KWS-2

This instrument is focussed on cold neutrons. Therefore, please carefully check the “Technical data WITHOUT cold source” section. Deviating parameters are in bold. The instrument team is happy to answer any further questions!

Scheme KWS-2 - 2024

KWS-2 [1] is a classic small-angle scattering diffractometer at which a large Q range between 2.0 × 10^-4 and 2.0 Å^-1 can be explored with high neutron intensity and a tunable resolution [2, 3]. The broad Q range is currently covered by combining in a versatile, user-friendly approach the SANS (conventional pinhole), USANS (focussing lenses) and WSANS modes with corresponding detectors [4-6]. In the conventional pinhole mode, the wavelength λ and the sample to main detector distance L_D can be varied between 2.8 and 20 Å and from 1.25 to 20 m, respectively, to maximise the Q-range. The main SANS detection system of KWS-2 consists of an array of ³He tubes (Ø = 8 mm) and rapid read-out electronics [3].

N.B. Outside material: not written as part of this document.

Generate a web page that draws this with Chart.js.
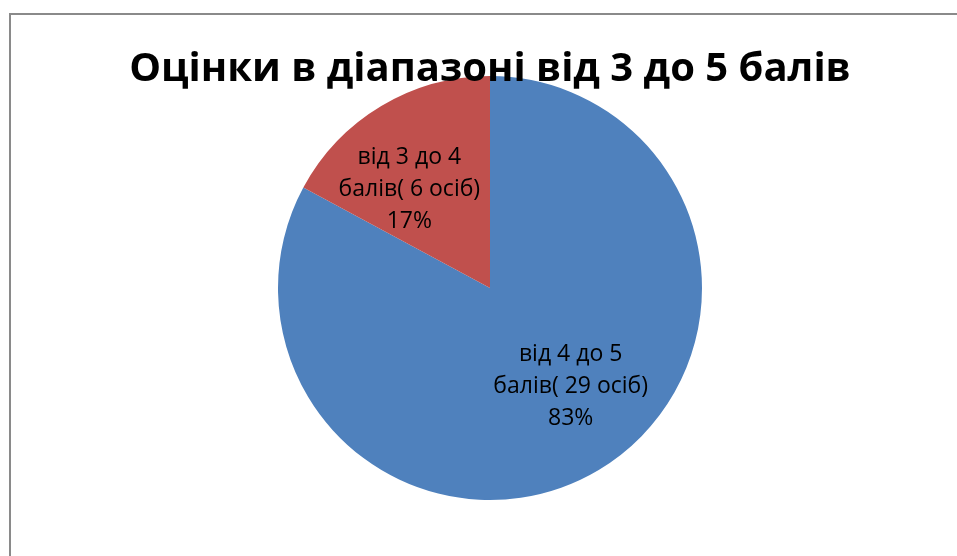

In focussing mode, parabolic MgF₂ lenses are used in combination with a small aperture at the entrance of the collimation system and a secondary scintillation-type high-resolution detector (HRD) that can automatically be brought in beam on demand [1, 4]. The WANS detector, which is also an array of ³He tubes (Ø = 6 mm), is placed in an inclined position below the beam axis at a distance L_D = 1.25 m downstream of the sample. It provides the possibility to record scattered neutrons in a wide angular range (up to 50° scattering angle [5, 6]) and to discard the inelastic component from the measured data by TOF analysis to improve the signal-to-noise ratio on demand [7].

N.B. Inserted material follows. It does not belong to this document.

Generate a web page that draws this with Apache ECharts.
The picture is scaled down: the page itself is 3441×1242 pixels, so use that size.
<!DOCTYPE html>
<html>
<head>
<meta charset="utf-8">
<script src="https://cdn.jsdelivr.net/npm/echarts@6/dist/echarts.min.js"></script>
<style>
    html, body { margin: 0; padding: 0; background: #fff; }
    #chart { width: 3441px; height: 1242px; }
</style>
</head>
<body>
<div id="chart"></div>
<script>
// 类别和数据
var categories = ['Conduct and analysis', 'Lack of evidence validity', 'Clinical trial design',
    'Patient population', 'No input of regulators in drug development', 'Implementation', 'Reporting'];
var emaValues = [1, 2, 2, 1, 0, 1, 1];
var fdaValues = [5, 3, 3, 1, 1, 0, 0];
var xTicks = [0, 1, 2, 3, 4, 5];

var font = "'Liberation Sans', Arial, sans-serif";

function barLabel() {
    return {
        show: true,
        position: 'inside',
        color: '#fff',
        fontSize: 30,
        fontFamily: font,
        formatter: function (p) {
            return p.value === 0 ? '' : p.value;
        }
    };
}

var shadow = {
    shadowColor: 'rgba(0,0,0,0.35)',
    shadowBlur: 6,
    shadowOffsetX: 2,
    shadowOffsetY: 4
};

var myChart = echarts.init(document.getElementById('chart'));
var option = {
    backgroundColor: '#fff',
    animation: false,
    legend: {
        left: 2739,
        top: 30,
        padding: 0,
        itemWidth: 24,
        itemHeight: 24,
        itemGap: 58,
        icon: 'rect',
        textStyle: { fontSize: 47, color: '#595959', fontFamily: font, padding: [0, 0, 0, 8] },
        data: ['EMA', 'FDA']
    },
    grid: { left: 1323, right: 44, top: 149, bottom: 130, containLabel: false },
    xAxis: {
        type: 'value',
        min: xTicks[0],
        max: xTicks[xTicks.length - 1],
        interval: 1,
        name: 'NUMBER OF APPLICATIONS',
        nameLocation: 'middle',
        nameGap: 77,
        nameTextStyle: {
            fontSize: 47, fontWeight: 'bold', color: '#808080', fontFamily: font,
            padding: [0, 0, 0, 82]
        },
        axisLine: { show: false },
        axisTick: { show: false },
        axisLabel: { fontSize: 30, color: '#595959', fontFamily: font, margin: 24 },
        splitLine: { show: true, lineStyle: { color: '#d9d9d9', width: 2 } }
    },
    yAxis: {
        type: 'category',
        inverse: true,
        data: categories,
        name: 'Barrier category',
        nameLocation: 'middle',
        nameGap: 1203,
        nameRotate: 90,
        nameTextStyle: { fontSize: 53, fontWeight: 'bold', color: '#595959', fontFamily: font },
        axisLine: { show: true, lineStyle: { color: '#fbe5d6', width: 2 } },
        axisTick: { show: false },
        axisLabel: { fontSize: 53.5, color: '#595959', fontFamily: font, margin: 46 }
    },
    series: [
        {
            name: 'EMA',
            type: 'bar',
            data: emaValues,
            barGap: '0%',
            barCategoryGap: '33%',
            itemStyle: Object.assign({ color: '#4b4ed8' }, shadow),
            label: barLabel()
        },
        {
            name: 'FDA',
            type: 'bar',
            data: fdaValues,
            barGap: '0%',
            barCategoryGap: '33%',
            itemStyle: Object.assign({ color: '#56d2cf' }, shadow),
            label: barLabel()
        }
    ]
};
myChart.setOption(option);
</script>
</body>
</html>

The KWS-2 provides a very high neutron flux on the sample. This is the result of the combination of a neutron guide system that was specially designed to transport high intensity to the instrument [8, 9] and a versatile velocity selector (Airbus, Germany). It enables an easy selection of the wavelength λ and wavelength spread Δλ/λ, depending on whether the specific scientific experiment demands an improved resolution, thus Δλ/λ = 10 %, or high intensity, hence Δλ/λ = 20 %. The resolution can be further improved down to Δλ/λ = 2 %. This is a range where no velocity selector can compete: by using the TOF mode with a versatile chopper providing a variable slit opening and a variable frequency to match the optimal TOF conditions depending on the wavelength λ and the sample-to-detector L_D used.

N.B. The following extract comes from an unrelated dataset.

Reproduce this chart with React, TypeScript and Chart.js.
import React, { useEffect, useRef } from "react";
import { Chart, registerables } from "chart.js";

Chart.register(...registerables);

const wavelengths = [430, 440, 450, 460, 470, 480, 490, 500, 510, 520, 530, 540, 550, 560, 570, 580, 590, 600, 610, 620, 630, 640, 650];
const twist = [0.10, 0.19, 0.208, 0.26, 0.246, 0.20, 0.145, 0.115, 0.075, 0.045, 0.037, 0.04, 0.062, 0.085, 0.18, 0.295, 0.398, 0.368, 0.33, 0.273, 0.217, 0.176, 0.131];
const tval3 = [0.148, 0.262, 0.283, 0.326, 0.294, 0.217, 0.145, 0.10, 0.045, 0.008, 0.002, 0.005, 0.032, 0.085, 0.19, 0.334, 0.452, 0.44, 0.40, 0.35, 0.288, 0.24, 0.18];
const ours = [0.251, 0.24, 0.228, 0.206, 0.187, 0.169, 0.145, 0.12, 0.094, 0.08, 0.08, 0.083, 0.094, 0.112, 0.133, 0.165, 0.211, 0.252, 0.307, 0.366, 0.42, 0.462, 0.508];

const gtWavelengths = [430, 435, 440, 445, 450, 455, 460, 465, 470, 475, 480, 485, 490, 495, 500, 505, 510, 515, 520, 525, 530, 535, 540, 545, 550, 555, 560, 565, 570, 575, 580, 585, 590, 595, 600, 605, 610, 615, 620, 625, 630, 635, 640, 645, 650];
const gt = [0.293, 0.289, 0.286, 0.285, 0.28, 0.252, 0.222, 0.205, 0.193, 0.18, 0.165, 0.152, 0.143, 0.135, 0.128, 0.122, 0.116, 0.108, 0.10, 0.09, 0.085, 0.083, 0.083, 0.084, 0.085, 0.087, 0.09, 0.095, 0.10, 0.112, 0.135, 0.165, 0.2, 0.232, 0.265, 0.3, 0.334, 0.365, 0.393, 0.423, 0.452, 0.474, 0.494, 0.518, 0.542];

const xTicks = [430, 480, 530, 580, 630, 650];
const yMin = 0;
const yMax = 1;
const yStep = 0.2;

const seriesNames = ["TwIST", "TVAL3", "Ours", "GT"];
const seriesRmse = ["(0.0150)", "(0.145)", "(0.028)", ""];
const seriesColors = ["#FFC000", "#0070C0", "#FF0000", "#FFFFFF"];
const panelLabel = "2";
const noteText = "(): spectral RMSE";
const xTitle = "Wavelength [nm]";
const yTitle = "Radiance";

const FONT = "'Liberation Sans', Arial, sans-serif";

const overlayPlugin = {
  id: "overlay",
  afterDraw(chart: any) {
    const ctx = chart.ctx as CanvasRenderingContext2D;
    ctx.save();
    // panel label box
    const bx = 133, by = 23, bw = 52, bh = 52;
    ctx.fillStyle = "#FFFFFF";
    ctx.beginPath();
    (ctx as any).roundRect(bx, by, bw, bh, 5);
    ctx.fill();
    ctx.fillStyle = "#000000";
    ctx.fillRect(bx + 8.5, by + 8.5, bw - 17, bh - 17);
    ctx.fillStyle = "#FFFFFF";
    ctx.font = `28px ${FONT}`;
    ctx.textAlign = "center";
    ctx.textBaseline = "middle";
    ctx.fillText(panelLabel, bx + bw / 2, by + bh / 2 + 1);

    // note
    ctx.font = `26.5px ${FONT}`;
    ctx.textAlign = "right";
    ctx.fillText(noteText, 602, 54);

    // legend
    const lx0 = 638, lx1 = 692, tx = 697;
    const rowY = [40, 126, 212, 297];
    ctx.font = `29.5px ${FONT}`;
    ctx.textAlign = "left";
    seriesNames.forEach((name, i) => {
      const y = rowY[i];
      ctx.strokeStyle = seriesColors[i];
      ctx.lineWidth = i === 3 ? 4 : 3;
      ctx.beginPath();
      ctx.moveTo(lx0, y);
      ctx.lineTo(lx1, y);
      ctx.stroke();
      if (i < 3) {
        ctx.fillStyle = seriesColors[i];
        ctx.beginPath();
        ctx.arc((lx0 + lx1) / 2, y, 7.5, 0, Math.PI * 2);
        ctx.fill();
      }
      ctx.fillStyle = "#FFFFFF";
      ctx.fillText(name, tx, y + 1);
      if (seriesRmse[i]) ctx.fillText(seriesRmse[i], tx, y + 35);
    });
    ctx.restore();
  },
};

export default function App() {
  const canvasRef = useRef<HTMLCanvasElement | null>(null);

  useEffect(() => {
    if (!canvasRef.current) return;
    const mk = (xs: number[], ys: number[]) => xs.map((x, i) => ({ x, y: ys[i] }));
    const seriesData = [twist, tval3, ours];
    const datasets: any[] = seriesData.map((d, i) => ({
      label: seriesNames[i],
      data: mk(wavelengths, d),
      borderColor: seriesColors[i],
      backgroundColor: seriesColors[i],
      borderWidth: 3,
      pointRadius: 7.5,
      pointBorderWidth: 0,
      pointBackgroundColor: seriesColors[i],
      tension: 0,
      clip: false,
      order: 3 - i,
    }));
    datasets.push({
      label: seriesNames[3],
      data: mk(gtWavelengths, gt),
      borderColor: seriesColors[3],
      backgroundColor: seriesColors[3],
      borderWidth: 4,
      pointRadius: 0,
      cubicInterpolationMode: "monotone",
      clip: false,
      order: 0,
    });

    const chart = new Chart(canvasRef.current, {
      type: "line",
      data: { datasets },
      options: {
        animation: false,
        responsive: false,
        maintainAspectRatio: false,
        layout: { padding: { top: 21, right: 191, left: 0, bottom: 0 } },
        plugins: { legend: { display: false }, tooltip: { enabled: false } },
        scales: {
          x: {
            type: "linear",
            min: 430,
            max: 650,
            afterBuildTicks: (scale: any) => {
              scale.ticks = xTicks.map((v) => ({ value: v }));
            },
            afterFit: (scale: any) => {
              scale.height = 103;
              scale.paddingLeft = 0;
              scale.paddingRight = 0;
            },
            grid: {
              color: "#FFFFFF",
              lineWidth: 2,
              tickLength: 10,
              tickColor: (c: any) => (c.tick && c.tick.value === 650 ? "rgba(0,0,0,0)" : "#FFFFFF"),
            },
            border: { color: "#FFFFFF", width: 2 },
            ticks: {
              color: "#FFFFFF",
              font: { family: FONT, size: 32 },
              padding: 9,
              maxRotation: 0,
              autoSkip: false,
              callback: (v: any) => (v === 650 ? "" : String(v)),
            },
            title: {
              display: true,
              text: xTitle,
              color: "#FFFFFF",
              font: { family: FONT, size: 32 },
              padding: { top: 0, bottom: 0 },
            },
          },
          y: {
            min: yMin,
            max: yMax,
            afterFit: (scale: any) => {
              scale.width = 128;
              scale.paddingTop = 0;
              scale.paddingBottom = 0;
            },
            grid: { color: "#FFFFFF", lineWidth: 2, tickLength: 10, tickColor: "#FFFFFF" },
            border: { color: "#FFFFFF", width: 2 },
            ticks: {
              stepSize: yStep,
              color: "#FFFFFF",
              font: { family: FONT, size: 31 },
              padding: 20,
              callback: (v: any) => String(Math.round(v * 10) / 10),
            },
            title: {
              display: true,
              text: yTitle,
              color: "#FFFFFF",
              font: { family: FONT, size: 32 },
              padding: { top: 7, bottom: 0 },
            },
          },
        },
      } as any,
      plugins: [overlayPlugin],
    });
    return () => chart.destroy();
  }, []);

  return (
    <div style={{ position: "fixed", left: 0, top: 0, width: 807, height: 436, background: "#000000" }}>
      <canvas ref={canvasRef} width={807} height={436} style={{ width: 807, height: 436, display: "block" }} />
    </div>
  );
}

The high-flux option enables scientific opportunities in the structural investigation of small soft-matter and biological systems aiming at time-resolved SANS (TR-SANS) investigations due to fast kinetical processes with a time resolution of a few tens of ms. It also provides the conditions for optimal utilisation of beam time by acquiring data in a shorter time than other SANS diffractometers. The installation of robotic elements and an automated sample changer at the sample position allows a continuous supply of samples to the instrument and the merging of experiments from different user teams when similar experimental conditions are required, contributing even more to the efficient use of the beam time.

Finally, using the mechanical monochromator in an inclined position to the beam axis offers the availability of thermal neutrons (λ = 2.8 Å) at the instrument.

[1] A. Radulescu et al., J. Phys. Conf. Series 351, 012026 (2012).
[2] A. Radulescu et al., J. Appl. Cryst. 48, 1860 (2015).
[3] J. Houston et al., J. Appl. Cryst. 51, 323 (2018).
[4] A. Radulescu et al., J. Vis. Exp. 118, e54639 (2016), KWS-2 video.
[5] A. Radulescu et al., EPJ Web Conf. 286, 03006 (2023).
[6] A. Radulescu, J. Appl. Cryst. 57, 1040 (2024).
[7] L. Balacescu et al., J. Appl. Cryst. 54, 1217 (2021).
[8] A. Radulescu, Ioffe, A., NIM-A 586, 55 (2008).
[9] A. Radulescu et al., NIM-A 689, 1 (2012).